For neural networks, I have used R’s nnet package (very mature, included in the base distribution), and toyed briefly with the lisp-like language Lush (also mature, but has a sttep learning curve if you havent played with functional languages like lisp/scheme before), developed by Yann lecun.

Vowpal Wabbit is another C++ library (with Boost as a dependency) with a focus on online learning, that I haven’t yet tried but have heard about quite a bit. Claims by the authors of vw include high speed and scalability. Will post an update here after I try it.

The dream language for machine learning: Fast development, very good performance. Close to english (like Python) but compiled and optimized (like C) instead of interpreted. It sounds like these qualities have little to do with machine learning, but are desirable for most tasks.

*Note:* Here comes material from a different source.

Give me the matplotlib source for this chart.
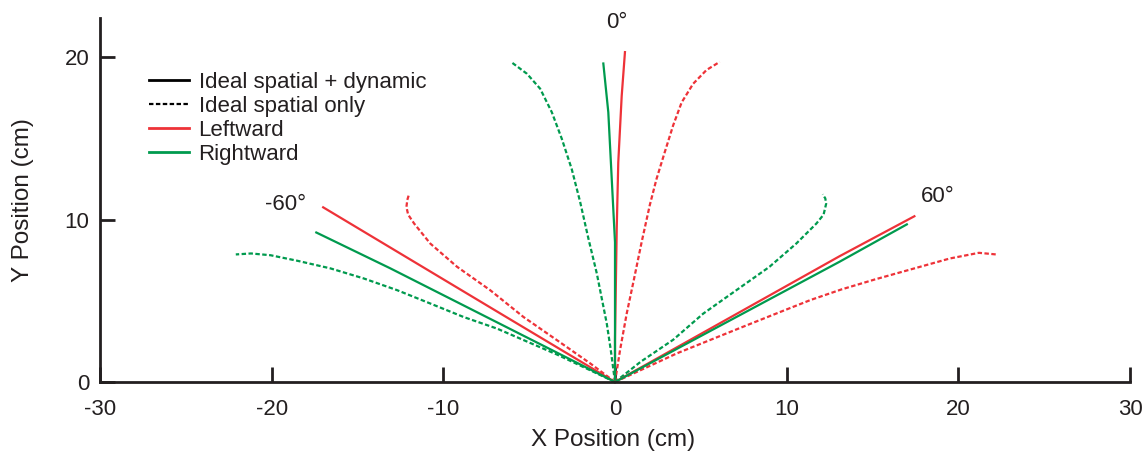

Writeups by other people on the topic of best programming languages for machine learning (I will continue to add to this list as I find them):

  1. Hoyt Koepke on why Python rocks for use in machine learning (and scientific computing in general).
  2. Two writeups by Darren Wilkinson on empirical evaluations of R, Java, Python, Scala and C for MCMC based learning, in particular for Gibbs Sampling (a type of MCMC algorithm).
  3. John Langford has a nice wiretup discussing various aspects important to the choice of language for machine learning.